If you discover a security vulnerability in Sigil-Security, please report it responsibly:
Email: me@erdem.work
- Description of the vulnerability
- Steps to reproduce
- Affected package(s) (
core,policy,runtime,ops,client) - Potential impact assessment
- Suggested fix (if any)
- Acknowledgment: Within 48 hours
- Initial assessment: Within 5 business days
- Fix and disclosure: Coordinated with reporter, typically within 30 days
The following are in scope:
- Token forgery or MAC bypass
- Side-channel vulnerabilities (timing, length oracle)
- Key derivation or rotation flaws
- Replay protection bypass
- Context binding circumvention
- Nonce collision or predictability
- CryptoProvider implementation flaws
The following are out of scope:
- XSS (CSRF defense does not prevent XSS — documented in threat model)
- Denial of service via high request volume (rate limiting is external)
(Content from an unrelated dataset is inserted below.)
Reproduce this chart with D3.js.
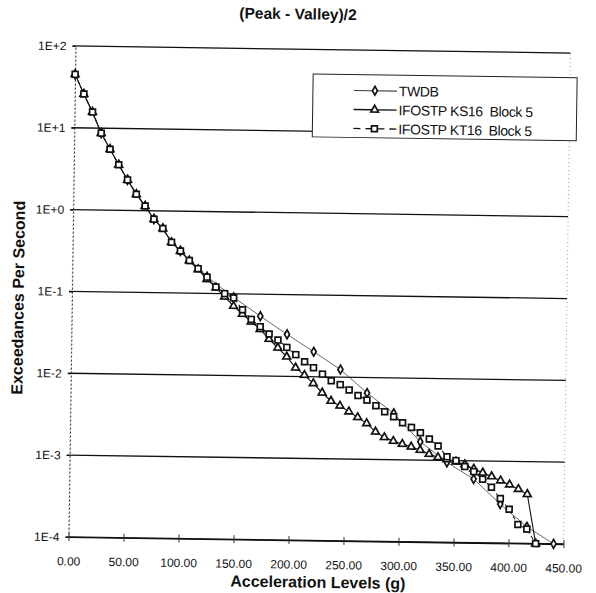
<!DOCTYPE html>
<html><head><meta charset="utf-8">
<script src="https://cdn.jsdelivr.net/npm/d3@7/dist/d3.min.js"></script>
<style>
html,body{margin:0;padding:0;background:#fff;}
svg{display:block;font-family:"Liberation Sans",Arial,Helvetica,sans-serif;}
</style></head><body>
<svg id="chart" width="596" height="593"></svg>
<script>
// Acceleration levels (g) for the IFOSTP block data
const accelLevels = [0, 8.2, 16.3, 24.5, 32.7, 40.8, 49, 57.2, 65.3, 73.5, 81.7, 89.8, 98, 106.2,
  114.3, 122.5, 130.7, 138.8, 147, 155.2, 163.3, 171.5, 179.7, 187.8, 196, 204.2, 212.3, 220.5,
  228.7, 236.8, 245, 253.2, 261.3, 269.5, 277.7, 285.8, 294, 302.2, 310.3, 318.5, 326.7, 334.8,
  343, 351.2, 359.3, 367.5, 375.7, 383.8, 392, 400.2, 408.3, 416.5, 424.7];

// Exceedances per second, IFOSTP KS16 Block 5
const ks16 = [45, 26, 15.7, 8.7, 5.55, 3.6, 2.36, 1.58, 1.14, 0.79, 0.61, 0.415, 0.326, 0.25,
  0.195, 0.149, 0.118, 0.0916, 0.0708, 0.0568, 0.0458, 0.0372, 0.0284, 0.0223, 0.0174, 0.0128,
  0.01045, 0.0083, 0.0064, 0.0051, 0.00446, 0.0038, 0.00325, 0.00275, 0.00218, 0.00187, 0.00169,
  0.00156, 0.00145, 0.00133, 0.00119, 0.00109, 0.00103, 0.00097, 0.0009, 0.0008, 0.00072,
  0.00065, 0.00058, 0.00052, 0.00046, 0.0004, 0.0001];

// Exceedances per second, IFOSTP KT16 Block 5
const kt16 = [45, 26, 15.7, 8.7, 5.55, 3.6, 2.36, 1.58, 1.14, 0.79, 0.61, 0.415, 0.326, 0.25,
  0.2, 0.158, 0.12, 0.1, 0.089, 0.064, 0.049, 0.04, 0.0327, 0.0277, 0.0226, 0.0185, 0.0152,
  0.0129, 0.0108, 0.009, 0.0081, 0.007, 0.006, 0.0053, 0.00454, 0.00385, 0.00335, 0.00284,
  0.0025, 0.00216, 0.00182, 0.0015, 0.00111, 0.001, 0.00085, 0.00074, 0.0006, 0.00048,
  0.00035, 0.00026, 0.00017, 0.00015, 0.0001];

// TWDB reference spectrum
const twdbLevels = [0, 24.5, 49, 73.5, 98, 122.5, 147, 171.5, 196, 220.5, 245, 269.5, 294,
  318.5, 343, 367.5, 392, 416.5, 441];
const twdb = [45, 8.7, 2.36, 0.79, 0.326, 0.16, 0.0906, 0.0538, 0.0326, 0.0202, 0.0124,
  0.00647, 0.00369, 0.00168, 0.00095, 0.0006, 0.0003, 0.00016, 0.0001];

const xTicks = [0, 50, 100, 150, 200, 250, 300, 350, 400, 450];
const yTicks = [1e2, 1e1, 1e0, 1e-1, 1e-2, 1e-3, 1e-4];
const yTickLabels = ["1E+2", "1E+1", "1E+0", "1E-1", "1E-2", "1E-3", "1E-4"];
const seriesNames = ["TWDB", "IFOSTP KS16  Block 5", "IFOSTP KT16  Block 5"];

const L = 72, T = 49.5, W = 495, H = 491;
const x = d3.scaleLinear().domain([0, 450]).range([L, L + W]);
const y = d3.scaleLog().domain([1e-4, 1e2]).range([T + H, T]);

const svg = d3.select("#chart");
// the whole sheet sits slightly askew
const g = svg.append("g").attr("transform", "rotate(0.82 319.5 295)");

// plot frame (dotted)
g.append("rect").attr("x", L).attr("y", T).attr("width", W).attr("height", H)
  .attr("fill", "none").attr("stroke", "#888").attr("stroke-width", 0.8)
  .attr("stroke-dasharray", "1,3");

// major gridlines
g.append("g").selectAll("line").data(yTicks).join("line")
  .attr("x1", L - 3).attr("x2", L + W)
  .attr("y1", d => y(d)).attr("y2", d => y(d))
  .attr("stroke", "#111").attr("stroke-width", 1.3);

// y axis
const yAxis = g.append("g").attr("transform", `translate(${L},0)`)
  .call(d3.axisLeft(y).tickValues(yTicks).tickFormat((d, i) => yTickLabels[i])
    .tickSizeInner(3).tickSizeOuter(0).tickPadding(6));
yAxis.select(".domain").attr("stroke", "#333").attr("stroke-dasharray", "2,2").attr("stroke-width", 1);
yAxis.selectAll(".tick line").attr("stroke", "#111");
yAxis.selectAll("text").attr("font-size", 12).attr("fill", "#111");

// x axis
const xAxis = g.append("g").attr("transform", `translate(0,${T + H})`)
  .call(d3.axisBottom(x).tickValues(xTicks).tickFormat(d3.format(".2f"))
    .tickSizeInner(4).tickSizeOuter(0).tickPadding(16));
xAxis.select(".domain").attr("stroke", "#111").attr("stroke-width", 1.3);
xAxis.selectAll(".tick line").attr("y1", -4).attr("stroke", "#333");
xAxis.selectAll("text").attr("font-size", 12).attr("fill", "#111");

// series
const ksData = accelLevels.map((a, i) => [a, ks16[i]]);
const ktData = accelLevels.map((a, i) => [a, kt16[i]]);
const twData = twdbLevels.map((a, i) => [a, twdb[i]]);
const line = d3.line().x(d => x(d[0])).y(d => y(d[1]));

const series = [
  {name: seriesNames[0], data: twData, sym: d3.symbolDiamond, size: 22, stroke: "#444", width: 0.8, dash: null},
  {name: seriesNames[1], data: ksData, sym: d3.symbolTriangle, size: 26, stroke: "#111", width: 1.1, dash: null},
  {name: seriesNames[2], data: ktData, sym: d3.symbolSquare, size: 34, stroke: "#111", width: 1, dash: "4,3"}
];

series.forEach(s => {
  g.append("path").datum(s.data).attr("d", line).attr("fill", "none")
    .attr("stroke", s.stroke).attr("stroke-width", s.width)
    .attr("stroke-dasharray", s.dash);
});
series.forEach(s => {
  g.append("g").selectAll("path").data(s.data).join("path")
    .attr("transform", d => `translate(${x(d[0])},${y(d[1])})`)
    .attr("d", d3.symbol().type(s.sym).size(s.size))
    .attr("fill", "#fff").attr("stroke", "#111").attr("stroke-width", 1.7);
});

// legend
const lg = g.append("g");
lg.append("rect").attr("x", 310).attr("y", 74).attr("width", 264).attr("height", 63)
  .attr("fill", "#fff").attr("stroke", "#222").attr("stroke-width", 1);
series.forEach((s, i) => {
  const yy = 90 + i * 19;
  lg.append("line").attr("x1", 351).attr("x2", 394).attr("y1", yy).attr("y2", yy)
    .attr("stroke", s.stroke).attr("stroke-width", s.width + 0.3)
    .attr("stroke-dasharray", s.dash ? "7,5" : null);
  lg.append("path").attr("transform", `translate(372,${yy})`)
    .attr("d", d3.symbol().type(s.sym).size(s.size))
    .attr("fill", "#fff").attr("stroke", "#111").attr("stroke-width", 1.7);
  lg.append("text").attr("x", 396).attr("y", yy).attr("dy", "0.36em")
    .attr("font-size", 14).style("white-space", "pre").attr("fill", "#111")
    .attr("letter-spacing", -0.4).text(s.name);
});

// titles
g.append("text").attr("x", 294).attr("y", 14).attr("dy", "0.36em").attr("text-anchor", "middle")
  .attr("font-size", 15.5).attr("font-weight", "bold").attr("fill", "#111").text("(Peak - Valley)/2");
g.append("text").attr("transform", "translate(18,302) rotate(-90)").attr("dy", "0.36em")
  .attr("text-anchor", "middle").attr("font-size", 16).attr("font-weight", "bold").attr("fill", "#111")
  .text("Exceedances Per Second");
g.append("text").attr("x", 322).attr("y", 582).attr("dy", "0.36em").attr("text-anchor", "middle")
  .attr("font-size", 16).attr("font-weight", "bold").attr("fill", "#111").text("Acceleration Levels (g)");
</script>
</body></html>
- Issues requiring physical access to the server
- Social engineering
We follow coordinated disclosure. We will:
- Confirm the vulnerability and determine its impact.
- Develop and test a fix.
- Release the fix with a security advisory.
- Credit the reporter (unless anonymity is requested).
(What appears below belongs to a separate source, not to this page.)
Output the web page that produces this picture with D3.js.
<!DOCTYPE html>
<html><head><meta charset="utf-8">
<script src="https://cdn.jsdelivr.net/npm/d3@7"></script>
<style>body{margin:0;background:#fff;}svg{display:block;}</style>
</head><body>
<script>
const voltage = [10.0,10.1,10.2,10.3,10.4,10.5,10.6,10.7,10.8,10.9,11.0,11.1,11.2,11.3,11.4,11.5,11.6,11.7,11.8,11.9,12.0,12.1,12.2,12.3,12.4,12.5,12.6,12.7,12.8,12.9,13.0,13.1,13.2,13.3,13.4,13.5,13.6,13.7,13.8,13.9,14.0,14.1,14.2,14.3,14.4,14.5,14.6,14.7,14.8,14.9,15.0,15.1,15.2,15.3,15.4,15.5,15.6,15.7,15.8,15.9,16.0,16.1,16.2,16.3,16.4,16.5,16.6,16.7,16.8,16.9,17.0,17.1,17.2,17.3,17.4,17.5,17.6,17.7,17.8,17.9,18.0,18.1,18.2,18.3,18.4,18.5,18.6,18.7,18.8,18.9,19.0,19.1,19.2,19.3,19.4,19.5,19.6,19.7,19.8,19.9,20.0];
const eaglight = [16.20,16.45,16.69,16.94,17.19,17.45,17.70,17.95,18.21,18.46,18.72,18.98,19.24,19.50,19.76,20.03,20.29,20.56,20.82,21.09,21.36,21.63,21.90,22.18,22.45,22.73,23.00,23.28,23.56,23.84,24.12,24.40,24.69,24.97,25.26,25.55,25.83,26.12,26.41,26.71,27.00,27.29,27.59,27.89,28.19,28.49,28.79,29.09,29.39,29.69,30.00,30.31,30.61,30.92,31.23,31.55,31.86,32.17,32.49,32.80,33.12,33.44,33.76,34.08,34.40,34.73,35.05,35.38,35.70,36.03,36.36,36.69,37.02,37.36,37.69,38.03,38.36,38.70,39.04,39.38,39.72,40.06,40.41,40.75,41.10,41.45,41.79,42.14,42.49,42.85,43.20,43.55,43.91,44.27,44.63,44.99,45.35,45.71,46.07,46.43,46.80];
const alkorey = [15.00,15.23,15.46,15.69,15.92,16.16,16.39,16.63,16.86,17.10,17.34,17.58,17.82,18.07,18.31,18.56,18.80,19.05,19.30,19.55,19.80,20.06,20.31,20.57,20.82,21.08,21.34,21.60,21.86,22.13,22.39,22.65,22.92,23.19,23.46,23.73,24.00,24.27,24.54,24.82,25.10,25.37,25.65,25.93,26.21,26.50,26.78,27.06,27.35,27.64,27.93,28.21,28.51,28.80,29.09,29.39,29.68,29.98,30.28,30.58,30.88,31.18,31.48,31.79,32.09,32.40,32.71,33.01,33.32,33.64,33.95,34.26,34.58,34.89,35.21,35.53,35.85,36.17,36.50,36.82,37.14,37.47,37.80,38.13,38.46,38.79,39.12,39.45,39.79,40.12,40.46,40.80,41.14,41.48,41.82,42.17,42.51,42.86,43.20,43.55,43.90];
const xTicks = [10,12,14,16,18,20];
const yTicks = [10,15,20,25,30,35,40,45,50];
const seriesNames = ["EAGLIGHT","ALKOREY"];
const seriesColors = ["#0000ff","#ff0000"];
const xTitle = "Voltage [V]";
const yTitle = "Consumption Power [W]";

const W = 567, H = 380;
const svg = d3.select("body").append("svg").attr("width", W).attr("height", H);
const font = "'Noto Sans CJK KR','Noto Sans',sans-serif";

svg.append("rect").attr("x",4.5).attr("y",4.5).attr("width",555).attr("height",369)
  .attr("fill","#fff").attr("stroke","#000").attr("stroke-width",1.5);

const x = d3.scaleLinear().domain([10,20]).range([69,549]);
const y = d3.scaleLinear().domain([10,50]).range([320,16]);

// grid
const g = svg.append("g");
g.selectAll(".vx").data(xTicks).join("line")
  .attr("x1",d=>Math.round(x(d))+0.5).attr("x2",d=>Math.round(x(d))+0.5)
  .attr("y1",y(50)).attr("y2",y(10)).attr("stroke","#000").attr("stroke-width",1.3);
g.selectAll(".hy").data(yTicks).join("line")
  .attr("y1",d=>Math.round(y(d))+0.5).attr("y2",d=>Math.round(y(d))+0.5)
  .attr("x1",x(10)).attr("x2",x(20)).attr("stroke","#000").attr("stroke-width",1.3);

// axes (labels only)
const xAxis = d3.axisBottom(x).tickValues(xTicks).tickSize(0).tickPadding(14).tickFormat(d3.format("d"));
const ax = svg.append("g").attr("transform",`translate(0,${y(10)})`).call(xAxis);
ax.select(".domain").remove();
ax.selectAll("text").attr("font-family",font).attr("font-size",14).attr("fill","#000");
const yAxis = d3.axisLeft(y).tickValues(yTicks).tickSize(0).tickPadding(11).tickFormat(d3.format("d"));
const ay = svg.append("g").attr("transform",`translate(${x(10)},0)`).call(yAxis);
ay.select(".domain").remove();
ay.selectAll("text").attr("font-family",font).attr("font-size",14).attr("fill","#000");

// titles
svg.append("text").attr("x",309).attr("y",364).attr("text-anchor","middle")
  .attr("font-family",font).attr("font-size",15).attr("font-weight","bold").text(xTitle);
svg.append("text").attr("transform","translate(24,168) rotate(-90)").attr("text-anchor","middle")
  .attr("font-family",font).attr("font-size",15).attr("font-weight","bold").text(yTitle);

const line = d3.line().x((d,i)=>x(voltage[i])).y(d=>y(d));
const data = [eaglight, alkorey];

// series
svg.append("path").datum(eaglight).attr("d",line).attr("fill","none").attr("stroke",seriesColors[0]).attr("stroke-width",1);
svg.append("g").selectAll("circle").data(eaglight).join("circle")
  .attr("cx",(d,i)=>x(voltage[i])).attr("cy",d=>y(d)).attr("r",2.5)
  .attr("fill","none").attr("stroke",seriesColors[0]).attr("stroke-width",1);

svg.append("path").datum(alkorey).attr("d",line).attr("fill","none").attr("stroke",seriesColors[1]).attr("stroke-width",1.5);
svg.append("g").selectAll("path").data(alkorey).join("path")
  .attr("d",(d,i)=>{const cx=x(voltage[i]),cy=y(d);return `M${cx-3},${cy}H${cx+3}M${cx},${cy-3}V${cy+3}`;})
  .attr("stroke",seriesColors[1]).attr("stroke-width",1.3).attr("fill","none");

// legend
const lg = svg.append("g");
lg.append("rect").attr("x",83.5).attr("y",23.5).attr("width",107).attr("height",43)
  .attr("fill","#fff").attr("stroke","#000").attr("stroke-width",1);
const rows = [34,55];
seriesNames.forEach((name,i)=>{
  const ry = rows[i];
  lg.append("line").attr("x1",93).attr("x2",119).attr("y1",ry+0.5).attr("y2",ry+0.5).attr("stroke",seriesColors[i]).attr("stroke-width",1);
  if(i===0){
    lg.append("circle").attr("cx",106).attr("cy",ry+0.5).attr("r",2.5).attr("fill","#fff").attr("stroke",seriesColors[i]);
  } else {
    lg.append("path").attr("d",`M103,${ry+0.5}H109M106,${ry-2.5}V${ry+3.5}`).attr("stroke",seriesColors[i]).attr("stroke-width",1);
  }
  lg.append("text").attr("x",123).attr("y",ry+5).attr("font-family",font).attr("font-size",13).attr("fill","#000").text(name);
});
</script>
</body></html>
Specification rule: "NEVER differentiate error types to the client -- single message: CSRF validation failed"
Deviation: When a CSRF token is rejected due to TTL expiry, Sigil includes a X-CSRF-Token-Expired: true header in the 403 response. The response body remains the uniform { "error": "CSRF validation failed" } message.
Rationale: This header enables client-side silent token refresh without user-visible errors. The browser SDK (@sigil-security/client) uses this header to detect expiry, request a fresh token, and retry the original request transparently.
Security impact: An attacker who observes this header on a rejected request learns that the token was structurally valid and had a correct HMAC -- only the freshness check failed. This narrows the information an attacker needs from "which validation step failed" to "just solve the timing problem." However:
- The attacker already possesses a previously valid token (they cannot forge one).
- Token expiry is time-bounded and not exploitable in practice.
- Without this header, the same information could be inferred by timing (expired tokens still complete full validation, only differing in the last check).
Mitigation for strict environments: If this information leak is unacceptable for your threat model, you can override the error response by wrapping the adapter middleware and stripping the header before sending the response.
Thank you for helping keep Sigil-Security and its users safe.